I had the Muffaletta, a salami, pepperoni and Black Forest ham sandwich with provolone cheese, lettuce and tomato serve on focaccia with tepenade. Tepenade is a chopped mixture of green, unstuffed olives, pimientos, celery, garlic, cocktail onions, capers, oregano, parsley, olive oil, red-wine vinegar, salt and pepper. It’s also known as olive salad, a fact I learned from The Food Lover’s Companion. It’s the olive salad that sets the muffaletta apart from any other sandwich of its ilk. The Food Lover’s Companion also informed me that the hero-style sandwich is a specialty of New Orleans.
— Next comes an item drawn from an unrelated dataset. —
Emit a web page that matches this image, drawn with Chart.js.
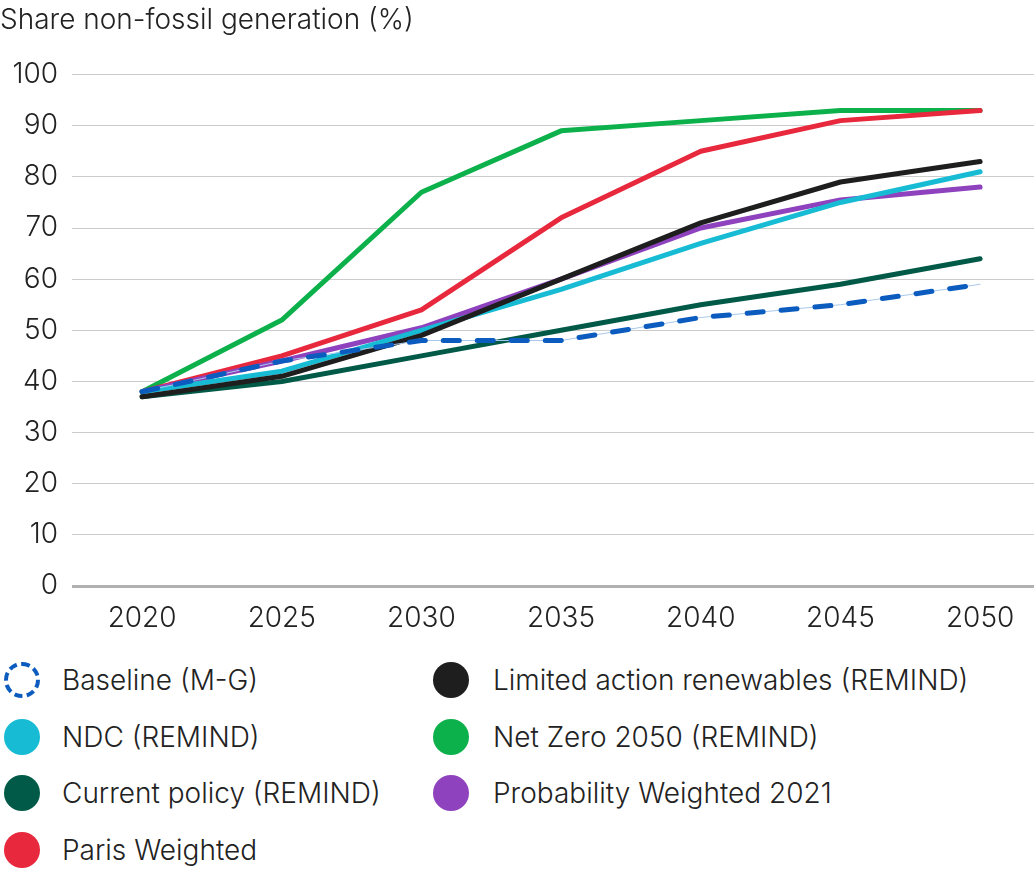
<!DOCTYPE html>
<html>
<head>
<meta charset="utf-8">
<script src="https://cdn.jsdelivr.net/npm/chart.js@4.4.1/dist/chart.umd.min.js"></script>
<style>
  html, body { margin: 0; padding: 0; background: #ffffff; }
  body { width: 1034px; height: 873px; position: relative; overflow: hidden; font-family: Inter, "Noto Sans", sans-serif; color: #222; }
  #wrap { position: absolute; left: 0; top: 0; width: 1034px; height: 640px; }
  .leg { position: absolute; display: flex; align-items: center; font-size: 28px; color: #222; white-space: nowrap; }
  .dot { width: 36px; height: 36px; border-radius: 50%; box-sizing: border-box; flex: none; }
</style>
</head>
<body>
<div id="wrap"><canvas id="c" width="1034" height="640"></canvas></div>
<div id="legend"></div>
<script>
const titleText = "Share non-fossil generation (%)";
const years = [2020, 2025, 2030, 2035, 2040, 2045, 2050];
const yTicks = [0, 10, 20, 30, 40, 50, 60, 70, 80, 90, 100];

const seriesNames = [
  "Baseline (M-G)",
  "NDC (REMIND)",
  "Current policy (REMIND)",
  "Paris Weighted",
  "Limited action renewables (REMIND)",
  "Net Zero 2050 (REMIND)",
  "Probability Weighted 2021"
];
const baseline      = [38, 44, 48, 48, 52.5, 55, 59];
const ndc           = [38, 42, 50, 58, 67, 75, 81];
const currentPolicy = [37, 40, 45, 50, 55, 59, 64];
const parisWeighted = [38, 45, 54, 72, 85, 91, 93];
const limitedAction = [37, 41, 49, 60, 71, 79, 83];
const netZero       = [38, 52, 77, 89, 91, 93, 93];
const probWeighted  = [38, 44, 50.5, 60, 70, 75.5, 78];

const seriesColors = ["#0b5cbe", "#17bcd4", "#005a47", "#e8283c", "#1e1e1e", "#0db14b", "#8e42bd"];

function pts(vals) { return years.map((yr, i) => ({ x: yr, y: vals[i] })); }

// drawing order: datasets earlier in list are drawn on top
const datasets = [
  { label: seriesNames[0], data: pts(baseline), borderColor: seriesColors[0], borderWidth: 5, borderDash: [16, 18], borderCapStyle: 'round' },
  { label: "_guide", data: pts(baseline), borderColor: "#a9c8ea", borderWidth: 1 },
  { label: seriesNames[4], data: pts(limitedAction), borderColor: seriesColors[4], borderWidth: 5 },
  { label: seriesNames[1], data: pts(ndc), borderColor: seriesColors[1], borderWidth: 5 },
  { label: seriesNames[6], data: pts(probWeighted), borderColor: seriesColors[6], borderWidth: 5 },
  { label: seriesNames[3], data: pts(parisWeighted), borderColor: seriesColors[3], borderWidth: 5 },
  { label: seriesNames[2], data: pts(currentPolicy), borderColor: seriesColors[2], borderWidth: 5 },
  { label: seriesNames[5], data: pts(netZero), borderColor: seriesColors[5], borderWidth: 5 }
];
datasets.forEach(d => { d.pointRadius = 0; d.fill = false; d.tension = 0; d.borderJoinStyle = 'round'; if (!d.borderCapStyle) d.borderCapStyle = 'round'; });

const FONT = { family: "Inter, 'Noto Sans', sans-serif", size: 28, weight: 300 };

new Chart(document.getElementById('c'), {
  type: 'line',
  data: { datasets },
  options: {
    responsive: false,
    animation: false,
    events: [],
    layout: { padding: { left: 0, right: 0, top: 0, bottom: 0 } },
    plugins: {
      legend: { display: false },
      tooltip: { enabled: false },
      title: {
        display: true, text: titleText, align: 'start', color: '#222',
        font: FONT, padding: { top: 4, bottom: 37 }
      }
    },
    scales: {
      x: {
        type: 'linear', min: 2017.49, max: 2051.93,
        afterBuildTicks: s => { s.ticks = years.map(v => ({ value: v })); },
        afterFit: s => { s.height = 54; },
        grid: { display: false, drawTicks: false },
        border: { display: false },
        ticks: { color: '#222', font: FONT, padding: 16, callback: v => String(v), maxRotation: 0, autoSkip: false }
      },
      y: {
        type: 'linear', min: 0, max: 100,
        afterBuildTicks: s => { s.ticks = yTicks.map(v => ({ value: v })); },
        afterFit: s => { s.width = 72; },
        grid: {
          drawTicks: false,
          color: ctx => ctx.tick && ctx.tick.value === 0 ? '#b0b0b0' : '#cccccc',
          lineWidth: ctx => ctx.tick && ctx.tick.value === 0 ? 3 : 1
        },
        border: { display: false },
        ticks: { color: '#222', font: FONT, padding: 14 }
      }
    }
  }
});

// legend (column-major, two columns)
const legendOrder = [0, 1, 2, 3, 4, 5, 6];
const colX = [[4, 62], [433, 493]];
const rowY = [680, 737, 793, 850];
const legend = document.getElementById('legend');
legendOrder.forEach((si, k) => {
  const col = k < 4 ? 0 : 1;
  const row = k < 4 ? k : k - 4;
  const item = document.createElement('div');
  item.className = 'leg';
  item.style.left = colX[col][0] + 'px';
  item.style.top = (rowY[row] - 18) + 'px';
  item.style.height = '36px';
  const dot = document.createElement('div');
  dot.className = 'dot';
  if (si === 0) {
    dot.style.border = '4px dashed ' + seriesColors[0];
  } else {
    dot.style.background = seriesColors[si];
  }
  const txt = document.createElement('span');
  txt.textContent = seriesNames[si];
  txt.style.marginLeft = (colX[col][1] - colX[col][0] - 36) + 'px';
  txt.style.fontWeight = '300';
  item.appendChild(dot);
  item.appendChild(txt);
  legend.appendChild(item);
});
</script>
</body>
</html>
The girls failed to make the hero connection I wanted them to make between me and my sandwich, but they liked their sandwiches just fine. Raelynn had the southwestern turkey sandwich, a sliced turkey breast construction topped with tomatoes, Anaheim peppers, caramelized red onions, pepper jack cheese and roasted red pepper ranch sauce. Kelly had the Greek-Italian, a bruschetta job with feta, artichokes, olives, provolone and pepperocini. I assume both sandwiches must have been delicious because they paid more attention to them than us. Then they left our sorry asses. Friends, indeed.

So our little makeshift Central Perk was suddenly destroyed and the fog began to close in again and I sensed an ominous rocky shore looming in the not so far off distance. This required quick thinking. There were plenty of other sirens for Jason and me to make friends with. All we had to do was pretend to be two wild and crazy guys hanging out somewhere around the French Quarter, just off Bourbon Street, instead of just off the UNR campus on Record Street. The muffaletta began to work its strange magic on my mind. I know this because this plan of mine seemed logical.

Thank God for an angel who comes in the form of my editor, Carli Cutchin. I don’t know that writers usually characterize their higher-ups that way, but that’s what she looked like to me. And she had a friend. The night was saved.